------ Supplied information
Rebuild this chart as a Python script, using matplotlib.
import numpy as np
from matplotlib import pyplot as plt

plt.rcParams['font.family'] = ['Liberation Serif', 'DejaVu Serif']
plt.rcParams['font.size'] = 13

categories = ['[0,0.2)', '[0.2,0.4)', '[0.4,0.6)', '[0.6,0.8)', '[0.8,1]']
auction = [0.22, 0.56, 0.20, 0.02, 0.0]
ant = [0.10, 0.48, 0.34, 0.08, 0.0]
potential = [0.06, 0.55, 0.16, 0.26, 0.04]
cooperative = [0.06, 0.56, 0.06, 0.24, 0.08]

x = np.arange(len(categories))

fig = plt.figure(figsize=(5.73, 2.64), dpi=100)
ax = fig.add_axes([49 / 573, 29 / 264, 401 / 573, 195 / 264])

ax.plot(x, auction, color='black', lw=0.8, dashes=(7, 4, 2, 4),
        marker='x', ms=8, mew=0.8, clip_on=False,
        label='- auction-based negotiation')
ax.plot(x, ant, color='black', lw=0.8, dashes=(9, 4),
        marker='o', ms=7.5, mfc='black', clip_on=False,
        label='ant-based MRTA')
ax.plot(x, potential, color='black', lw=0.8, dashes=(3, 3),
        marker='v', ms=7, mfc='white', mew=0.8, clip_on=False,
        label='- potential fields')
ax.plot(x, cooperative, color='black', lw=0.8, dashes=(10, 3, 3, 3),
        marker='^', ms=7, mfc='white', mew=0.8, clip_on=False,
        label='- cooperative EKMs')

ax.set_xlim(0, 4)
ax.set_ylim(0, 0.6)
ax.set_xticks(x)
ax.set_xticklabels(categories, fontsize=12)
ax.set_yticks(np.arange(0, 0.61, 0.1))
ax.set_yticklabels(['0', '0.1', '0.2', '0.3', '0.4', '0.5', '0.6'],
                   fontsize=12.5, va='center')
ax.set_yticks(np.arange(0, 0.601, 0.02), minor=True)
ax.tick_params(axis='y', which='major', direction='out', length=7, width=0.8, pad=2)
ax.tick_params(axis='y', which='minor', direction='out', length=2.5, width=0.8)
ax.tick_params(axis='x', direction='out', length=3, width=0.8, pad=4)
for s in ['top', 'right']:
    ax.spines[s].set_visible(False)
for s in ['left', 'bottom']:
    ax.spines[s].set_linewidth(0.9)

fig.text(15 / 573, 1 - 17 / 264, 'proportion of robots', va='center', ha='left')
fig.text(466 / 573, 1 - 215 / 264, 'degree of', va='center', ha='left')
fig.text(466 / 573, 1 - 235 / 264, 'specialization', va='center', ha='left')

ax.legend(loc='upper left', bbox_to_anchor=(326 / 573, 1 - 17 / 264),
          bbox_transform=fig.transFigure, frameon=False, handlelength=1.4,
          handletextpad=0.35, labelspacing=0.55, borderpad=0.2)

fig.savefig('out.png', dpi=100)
------------
Task brief
Starting at the first line of the material above, reproduce each line exactly up to and including the line with "label='- cooperative EKMs')".

Expected answer
Rebuild this chart as a Python script, using matplotlib.
import numpy as np
from matplotlib import pyplot as plt

plt.rcParams['font.family'] = ['Liberation Serif', 'DejaVu Serif']
plt.rcParams['font.size'] = 13

categories = ['[0,0.2)', '[0.2,0.4)', '[0.4,0.6)', '[0.6,0.8)', '[0.8,1]']
auction = [0.22, 0.56, 0.20, 0.02, 0.0]
ant = [0.10, 0.48, 0.34, 0.08, 0.0]
potential = [0.06, 0.55, 0.16, 0.26, 0.04]
cooperative = [0.06, 0.56, 0.06, 0.24, 0.08]

x = np.arange(len(categories))

fig = plt.figure(figsize=(5.73, 2.64), dpi=100)
ax = fig.add_axes([49 / 573, 29 / 264, 401 / 573, 195 / 264])

ax.plot(x, auction, color='black', lw=0.8, dashes=(7, 4, 2, 4),
        marker='x', ms=8, mew=0.8, clip_on=False,
        label='- auction-based negotiation')
ax.plot(x, ant, color='black', lw=0.8, dashes=(9, 4),
        marker='o', ms=7.5, mfc='black', clip_on=False,
        label='ant-based MRTA')
ax.plot(x, potential, color='black', lw=0.8, dashes=(3, 3),
        marker='v', ms=7, mfc='white', mew=0.8, clip_on=False,
        label='- potential fields')
ax.plot(x, cooperative, color='black', lw=0.8, dashes=(10, 3, 3, 3),
        marker='^', ms=7, mfc='white', mew=0.8, clip_on=False,
        label='- cooperative EKMs')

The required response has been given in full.